Take Sumter County, home to the vast Villages retirement community, where the average resident is 68.4 years old. The median home price there is $446,381, over $35,000 higher than the national median of $410,800. This pattern is repeated across the state. Data from ATTOM Data Solutions and the National Association of Realtors shows that five of Florida's ten oldest counties have median home prices exceeding the national figure.

  • Sumter: $446,381
  • Sarasota: $444,503
  • Martin: $455,732
  • Collier: $612,299
  • Manatee: $418,542

Statewide, Florida's median home price stood at $411,500 at the end of 2025, ranking 30th in the country. The Council for Community and Economic Research's Cost of Living Index placed Florida 31st nationally from July to September 2025.

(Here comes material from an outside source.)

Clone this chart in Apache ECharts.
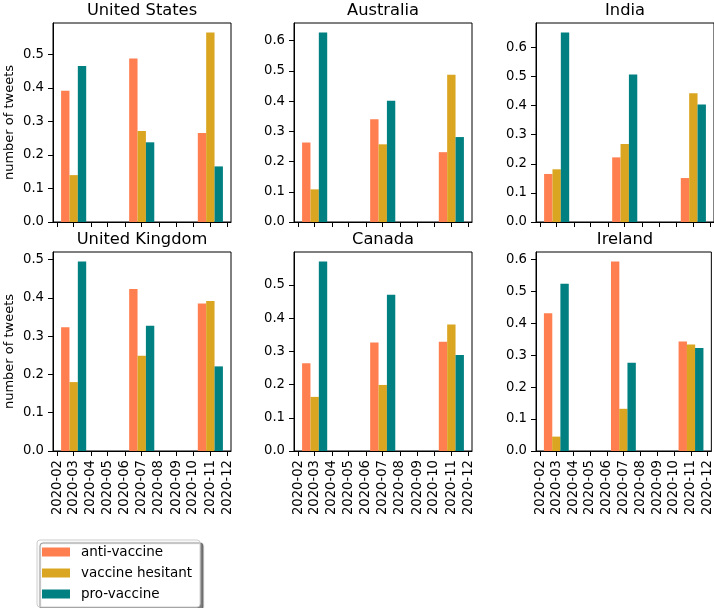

The Middle-Class Retirement Exodus

The financial squeeze is directly impacting migration patterns. A Wall Street Journal study in January 2026, using census data, found a sharp decline in lower and middle-income retirees moving to the state. The net migration of households earning $75,000 or less fell by 44% from 2013 to 2023. For households headed by someone aged 55 to 64, the net migration rate dropped by 17%.

Where are these former and would-be Floridians going? Net migration data for 2023 shows the state lost the most households to North Carolina, Texas, Georgia, Tennessee, and Alabama. These states now offer competitive tax benefits or a lower cost of living, eroding Florida's unique selling point of no state income tax.

The Chamber of Commerce noted this is a sustained trend, observed from 2018 to 2023, and warned of a continued outflow unless affordability is addressed. For the first time in decades, the Sunshine State's brightest selling point—an affordable, comfortable retirement—is clouding over, forcing a fundamental rethink for a generation of pensioners.